At the end of the day God's purposes stood despite all these, and other (like Abraham passing Sarah off as his sister when they sought refuge in Egypt) human wrongs.
Choosing a king: Remember when ancient Israel chose to have a king? That was not part of the plan.
God had provided Moses to lead them out of Egypt and through the desert wanderings to the very edge of the promised land.
Over the next few hundred years whenever there was a crisis requiring a national leader to rally the tribes and lead them into battle God raised up one for that purpose. The book of Judges records this vividly. But … this made them different to the nations round about them. These nations all had kings. Being different was part of the plan, they were the people of the one true God, they were to trust him, and specifically not try to ape the peoples round them!
As Samuel grew old – and may have been part of the problem by appointing his own sons as rulers - the people of Israel demanded a king 1 Sam 8:5 “They said to (Samuel) 'You are old, and your sons do not follow your ways; now appoint a king to lead us such as other nations have.”
Understandably Samuel did not like this, but it was also against God plan: 1 Samuel 8:7ff “the Lord told (Samuel) '… it is not you they have rejected; they have rejected me as their king. As they have from the day I brought them up out of Egypt until this day, forsaking me and serving other gods. … now listen to them but warn them solemnly and let them know what the king who will reign over them will claim as his rights'.”
That is a scary thought for every one of us: God gives them what they ask for even though it his best plan for them! We should be so grateful for those times when God does not give us what we ask for in prayer – he is protecting us from our own ignorance and dumb choices! But I take comfort – and warning from the story of Baalam (Numbers 22). He was warned! Only when he persisted was he allowed to go when he would have been so much better to have stayed.
OK God gives them a king, even though they asked for the wrong reasons (to be like other nations), even though they were in fact rejecting God as their real King (who appointed leaders as needed), and even though kings came as good, bad and just plain greedy.
But God's ultimate plans were not upset. Re-arranged perhaps, but the repair - if repair it was – to his plans was so seamless that looking back we cannot see how it could have been any other way.
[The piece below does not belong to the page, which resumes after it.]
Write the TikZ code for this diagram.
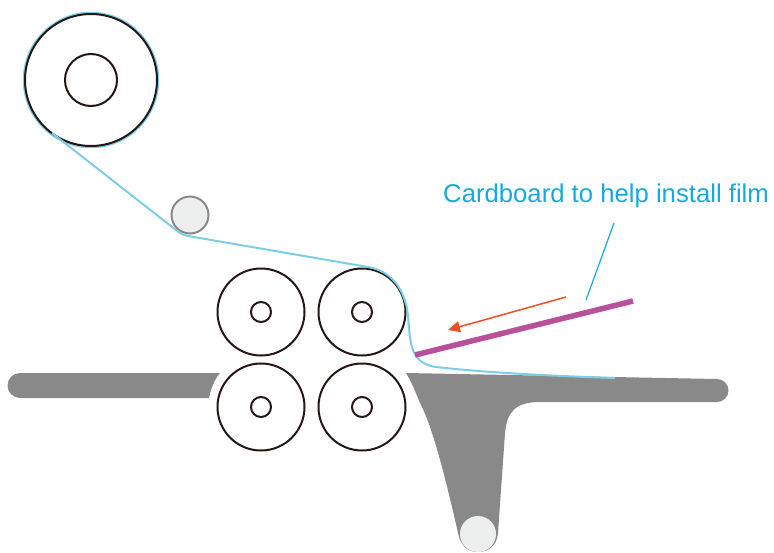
\documentclass[tikz,border=0pt]{standalone}
\usepackage{fontspec}
\setmainfont{Liberation Sans}
\usetikzlibrary{arrows.meta}
\definecolor{filmblue}{RGB}{125,205,232}
\definecolor{labelblue}{RGB}{20,170,225}
\definecolor{bedgray}{RGB}{137,137,137}
\definecolor{idlerfill}{RGB}{237,239,238}
\definecolor{rollerline}{RGB}{35,24,21}
\definecolor{cardpurple}{RGB}{184,80,155}
\definecolor{arroworange}{RGB}{240,78,35}
\tikzset{
  roller/.style={circle,draw=rollerline,line width=2pt,inner sep=0pt,minimum size=#1},
  idler/.style={circle,draw=bedgray,fill=idlerfill,line width=2pt,inner sep=0pt,minimum size=#1},
  film/.style={draw=filmblue,line width=2pt},
  bed/.style={fill=bedgray,draw=none},
  leader/.style={draw=labelblue,line width=1.2pt},
  cardboard/.style={draw=cardpurple,line width=5.5pt},
  pusharrow/.style={draw=arroworange,line width=1.5pt,-{Triangle[length=12pt,width=11pt]}},
  caption/.style={text=labelblue,font=\fontsize{25.7}{30}\selectfont,inner sep=0pt,anchor=west}
}
\begin{document}
\begin{tikzpicture}[x=1pt,y=-1pt]
\useasboundingbox (0,0) rectangle (774,552);
% beds
\path[bed] (20,373) -- (220,373) .. controls (214,380) and (211,389) .. (209,398) -- (20,398)
  arc[start angle=90,end angle=270,radius=12.5] -- cycle;
\path[bed] (406,373) -- (717,379) arc[start angle=-90,end angle=90,radius=11.5] -- (540,402)
  .. controls (515,402) and (507,412) .. (505,433) -- (498,533)
  .. controls (497,546) and (488,552) .. (478,552)
  .. controls (469,552) and (462,547) .. (459,537)
  .. controls (447,485) and (434,430) .. (420,403) .. controls (416,393) and (411,381) .. (406,373) -- cycle;
% film on supply roll
\node[circle,film,inner sep=0pt,minimum size=134.5pt] (filmroll) at (91,80) {};
% rollers
\node[roller=132pt] (supply) at (91,80) {};
\node[roller=52pt] (supplycore) at (91,80) {};
\node[idler=37pt] (guide) at (190,215) {};
\node[idler=36pt,draw=none] (lowerguide) at (478,534) {};
\foreach \n/\x/\y in {tl/261/312,tr/362/312,bl/261/407,br/362/407}{
  \node[roller=87pt] (\n) at (\x,\y) {};
  \node[roller=20pt] (\n core) at (\x,\y) {};
}
% film path
\coordinate (filmstart) at (52,133);
\coordinate (filmend) at (615,378);
\draw[film] (filmstart) -- (176,230) .. controls (180,233) and (183,235) .. (188,236)
  -- (368,267) .. controls (392,271) and (405,290) .. (408,315)
  .. controls (409,330) and (410,348) .. (416,356)
  .. controls (421,363) and (428,366) .. (436,367)
  .. controls (490,373) and (555,376) .. (filmend);
% cardboard
\coordinate (cardlow) at (415,355);
\coordinate (cardhigh) at (633,301);
\draw[cardboard] (cardlow) -- (cardhigh);
% push arrow
\coordinate (arrowtail) at (566,297);
\coordinate (arrowhead) at (448,330);
\draw[pusharrow] (arrowtail) -- (arrowhead);
% label
\node[caption] (label) at (443,196) {Cardboard to help install film};
\coordinate (leaderhigh) at (614,223);
\coordinate (leaderlow) at (586,300);
\draw[leader] (leaderhigh) -- (leaderlow);
\end{tikzpicture}
\end{document}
Jesus, God's own son sent to reverse the curse of the fall was the Messiah, the son of king David. The prophesies using kingship to describe Jesus; the examples of Israel's kings being bad shepherds requiring God to announce he would step in and be the good shepherd, how would it have worked had there been no kings? Unanswerable questions of course, but I do find it breathtaking how brilliantly God counters human (and demonic) moves against his purpose!
One more quick example: the North-South split.
Remember how King Solomon for all his good start went bad at the end and how God sent a prophesy that ten of the twelve tribes would be torn from his dynasty. (1 Kings 11:29ff)
The North rebelled against Solomon's son Rehoboam, and from then on there were two kingdoms, “Israel” in the North with Samaria as its capital and “Judah” in the south based on Jerusalem.
The North generally got into more trouble, but God still sent them prophets to warn them to come back to him – Amos and Hosea for instance. My point is that he did not abandon the North to their own devices. Sadly the history is that they disobeyed him and fell to the Assyrians who were excessively brutal and the original population were carted off and dispersed while foreigners were brought in to replace them (ie the Samaritans of Jesus day were not ethnic Israelites).
On the other hand God passed up many good opportunities to merge the two kingdoms again. This should give us food for thought when we are told that merging churches which have split sometimes centuries ago is some sort of Christian imperative!
Just to complete the story, the South survived until the Babylonians were the expanding power, they were comparatively humane, so while the Judah-ites were deported they were kept together, maintained their identity and seventy years later a remnant went back to Jerusalem. And from them at the appointed time in the town of Bethlehem was born God's Messiah - Jesus.